Sur les 105 pays pour lesquels cet indicateur est calculé, la France est au cinquième rang, derrière la Corée du sud, l’Indonésie, le Canada et l’Allemagne. Même si la qualité des informations publiées en France est critiquable (cf. ci-dessus), elle est plus mauvaise dans la plupart des autres pays. Les dépenses fiscales constituent partout une zone d’ombre des politiques publiques où peuvent se trouver de nombreuses mesures en faveur de catégories particulières de ménages ou d’entreprises.

Pour continuer à améliorer l’information sur les dépenses fiscales et atténuer les problèmes de comparabilité entre pays mentionnés précédemment, le CEP a engagé la publication de rapports par pays écrits par des experts nationaux en suivant un plan standardisé. Le premier, publié en juillet 2024, porte sur les Pays-Bas et a été rédigé par un ancien directeur adjoint de la législation fiscale au ministère des Finances néerlandais. Il montre notamment que le coût des dépenses fiscales dans ce pays peut être estimé à 8 % ou 15 % du PIB selon la norme de référence retenue. L’écart entre ces deux estimations tient notamment à l’inclusion, ou non, dans les dépenses fiscales d’un « earned income tax credit » qui correspondrait approximativement en France à une combinaison du quotient familial, de la décote de l’impôt sur le revenu, du RSA et de la prime d’activité.

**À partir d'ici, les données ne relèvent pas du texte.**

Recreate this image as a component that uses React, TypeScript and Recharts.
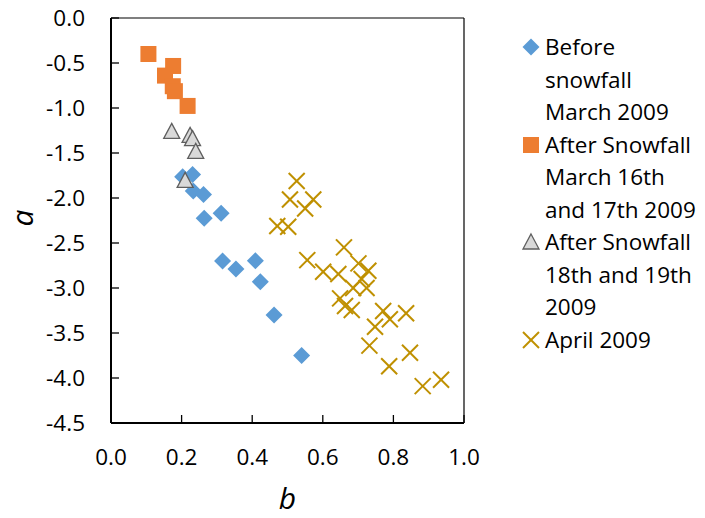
import React from 'react';
import { ScatterChart, Scatter, XAxis, YAxis, ReferenceLine, Legend } from 'recharts';

const beforeB = [0.203, 0.231, 0.233, 0.262, 0.312, 0.264, 0.316, 0.354, 0.409, 0.423, 0.462, 0.54];
const beforeA = [-1.764, -1.738, -1.923, -1.96, -2.17, -2.226, -2.7, -2.79, -2.697, -2.93, -3.3, -3.75];

const after16B = [0.106, 0.176, 0.153, 0.175, 0.181, 0.217];
const after16A = [-0.4, -0.533, -0.64, -0.758, -0.813, -0.977];

const after18B = [0.172, 0.224, 0.231, 0.24, 0.21];
const after18A = [-1.265, -1.31, -1.346, -1.487, -1.81];

const aprilB = [0.526, 0.507, 0.573, 0.55, 0.471, 0.502, 0.66, 0.556, 0.601, 0.644, 0.701, 0.729, 0.71, 0.686, 0.724, 0.649, 0.663, 0.682, 0.771, 0.79, 0.836, 0.748, 0.732, 0.847, 0.788, 0.883, 0.935];
const aprilA = [-1.812, -2.016, -2.016, -2.116, -2.312, -2.32, -2.549, -2.69, -2.82, -2.845, -2.726, -2.808, -2.9, -3.0, -3.0, -3.115, -3.2, -3.244, -3.255, -3.347, -3.28, -3.43, -3.64, -3.72, -3.87, -4.09, -4.02];

const xTicks = [0, 0.2, 0.4, 0.6, 0.8, 1.0];
const yTicks = [0, -0.5, -1.0, -1.5, -2.0, -2.5, -3.0, -3.5, -4.0, -4.5];

const seriesNames = [
  ['Before', 'snowfall', 'March 2009'],
  ['After Snowfall', 'March 16th', 'and 17th 2009'],
  ['After Snowfall', '18th and 19th', '2009'],
  ['April 2009'],
];

const xTitle = 'b';
const yTitle = 'a';

const zip = (bs: number[], as: number[]) => bs.map((b, i) => ({ b, a: as[i] }));
const beforeData = zip(beforeB, beforeA);
const after16Data = zip(after16B, after16A);
const after18Data = zip(after18B, after18A);
const aprilData = zip(aprilB, aprilA);

const BLUE = '#5B9BD5';
const ORANGE = '#ED7D31';
const TRI_FILL = '#D9D9D9';
const TRI_STROKE = '#5F5F5F';
const GOLD = '#BF9000';
const FONT = '"Open Sans", sans-serif';

const Diamond = ({ cx, cy }: any) => (
  <polygon points={`${cx},${cy - 8.5} ${cx + 8.5},${cy} ${cx},${cy + 8.5} ${cx - 8.5},${cy}`} fill={BLUE} />
);
const Square = ({ cx, cy }: any) => <rect x={cx - 8} y={cy - 8} width={16} height={16} fill={ORANGE} />;
const Triangle = ({ cx, cy }: any) => (
  <polygon
    points={`${cx},${cy - 8.5} ${cx + 8},${cy + 6.5} ${cx - 8},${cy + 6.5}`}
    fill={TRI_FILL}
    stroke={TRI_STROKE}
    strokeWidth={1.3}
  />
);
const XMark = ({ cx, cy }: any) => (
  <g stroke={GOLD} strokeWidth={2}>
    <line x1={cx - 8} y1={cy - 8} x2={cx + 8} y2={cy + 8} />
    <line x1={cx - 8} y1={cy + 8} x2={cx + 8} y2={cy - 8} />
  </g>
);

const legendMarkers = [
  <polygon key="d" points="11,2.5 19.5,11 11,19.5 2.5,11" fill={BLUE} />,
  <rect key="s" x={3} y={3} width={16} height={16} fill={ORANGE} />,
  <polygon key="t" points="11,3 19,18 3,18" fill={TRI_FILL} stroke={TRI_STROKE} strokeWidth={1.3} />,
  <g key="x" stroke={GOLD} strokeWidth={2}>
    <line x1={3} y1={3} x2={19} y2={19} />
    <line x1={3} y1={19} x2={19} y2={3} />
  </g>,
];

const renderLegend = () => (
  <div style={{ fontFamily: FONT, fontSize: 22.5, lineHeight: '32.5px', color: '#000' }}>
    {seriesNames.map((lines, i) => (
      <div key={i} style={{ display: 'flex', alignItems: 'flex-start' }}>
        <svg width={22} height={22} style={{ marginTop: 5.25, flex: 'none' }}>
          {legendMarkers[i]}
        </svg>
        <div style={{ marginLeft: 3, whiteSpace: 'nowrap' }}>
          {lines.map((l, j) => (
            <div key={j}>{l}</div>
          ))}
        </div>
      </div>
    ))}
  </div>
);

const titleStyle = { fontFamily: FONT, fontSize: 30, fontStyle: 'italic' as const, fill: '#000' };

const YTitle = (props: any) => {
  const vb = props.viewBox || { x: 0, y: 18, width: 111, height: 405 };
  const cx = vb.x + 33;
  const cy = vb.y + vb.height / 2 - 2.5;
  return (
    <text x={cx} y={cy} transform={`rotate(-90, ${cx}, ${cy})`} textAnchor="middle" style={titleStyle}>
      {yTitle}
    </text>
  );
};

const XTitle = (props: any) => {
  const vb = props.viewBox || { x: 111, y: 423, width: 353, height: 95 };
  const cx = vb.x + vb.width / 2;
  const cy = vb.y + vb.height - 9.5;
  return (
    <text x={cx} y={cy} textAnchor="middle" style={titleStyle}>
      {xTitle}
    </text>
  );
};

export default function App() {
  return (
    <div style={{ position: 'absolute', left: 0, top: 0, width: 705, height: 518, background: '#fff' }}>
      <ScatterChart width={705} height={518} margin={{ top: 18, right: 241, bottom: 0, left: 0 }}>
        <XAxis
          type="number"
          dataKey="b"
          domain={[0, 1]}
          ticks={xTicks}
          tickFormatter={(v: number) => v.toFixed(1)}
          height={95}
          axisLine={{ stroke: '#000', strokeWidth: 2 }}
          tickLine={{ stroke: '#000', strokeWidth: 1.3 }}
          tickSize={-8}
          tickMargin={34}
          tick={{ fill: '#000', fontSize: 22.5, fontFamily: FONT }}
          interval={0}
          allowDataOverflow
          label={XTitle}
        />
        <YAxis
          type="number"
          dataKey="a"
          domain={[-4.5, 0]}
          ticks={yTicks}
          tickFormatter={(v: number) => v.toFixed(1)}
          width={111}
          axisLine={{ stroke: '#000', strokeWidth: 2 }}
          tickLine={{ stroke: '#000', strokeWidth: 1.3 }}
          tickSize={-8}
          tickMargin={34}
          tick={{ fill: '#000', fontSize: 22.5, fontFamily: FONT }}
          interval={0}
          allowDataOverflow
          label={YTitle}
        />
        <ReferenceLine y={0} stroke="#000" strokeWidth={1.2} />
        <ReferenceLine x={1} stroke="#000" strokeWidth={1.2} />
        <Legend
          layout="horizontal"
          align="center"
          verticalAlign="middle"
          content={renderLegend}
          wrapperStyle={{ left: 520, top: 31, width: 185, height: 340 }}
        />
        <Scatter name="Before snowfall March 2009" data={beforeData} shape={Diamond} isAnimationActive={false} />
        <Scatter name="After Snowfall March 16th and 17th 2009" data={after16Data} shape={Square} isAnimationActive={false} />
        <Scatter name="After Snowfall 18th and 19th 2009" data={after18Data} shape={Triangle} isAnimationActive={false} />
        <Scatter name="April 2009" data={aprilData} shape={XMark} isAnimationActive={false} />
      </ScatterChart>
    </div>
  );
}
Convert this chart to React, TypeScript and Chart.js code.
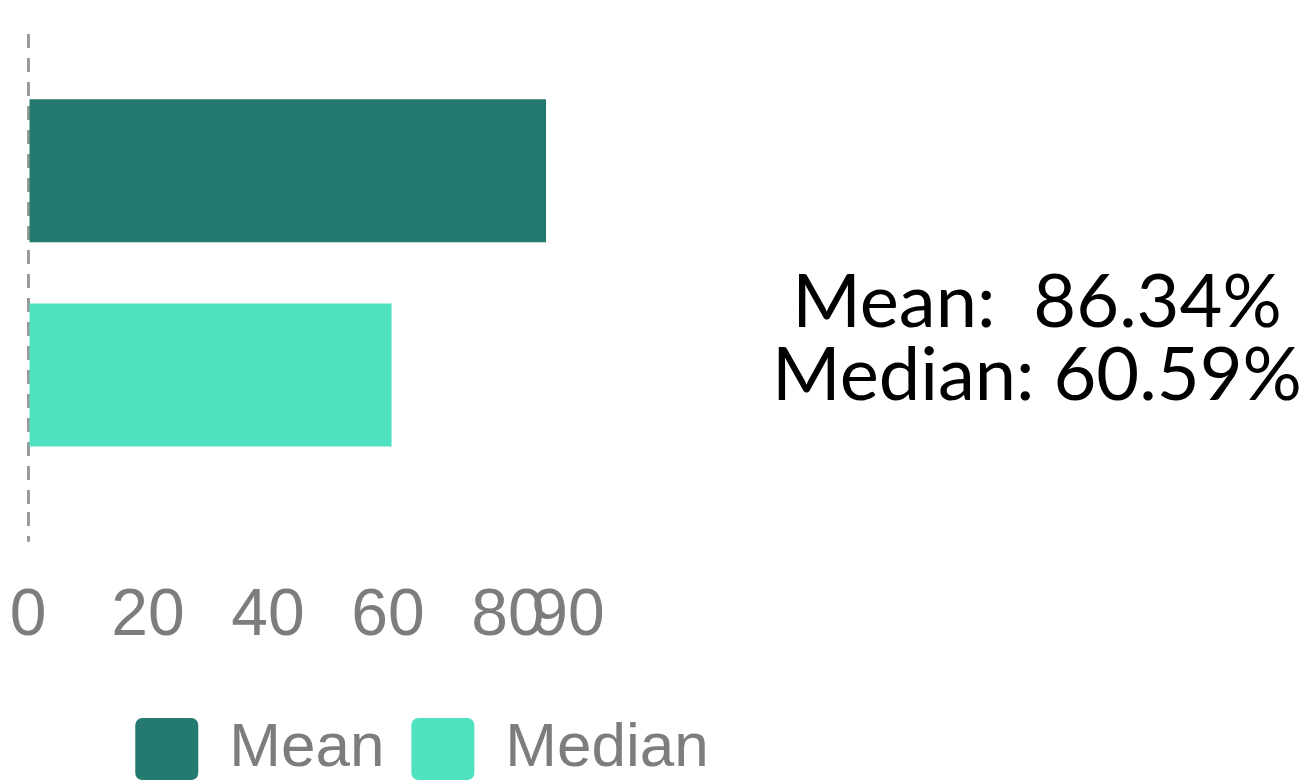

Un deuxième rapport, publié en octobre 2024, porte sur l’Inde. Le troisième rapport porte sur la France et j’en suis l’auteur. Il vient d’être mis en ligne (voir ici la version en français et ici la version en anglais).

 

[1] Une réduction d’impôt ne peut pas dépasser le montant de l’impôt dû avant cette réduction. Un crédit d’impôt peut le dépasser et, le cas échéant, la différence entre le crédit d’impôt et l’impôt dû est remboursée par l’Etat au contribuable.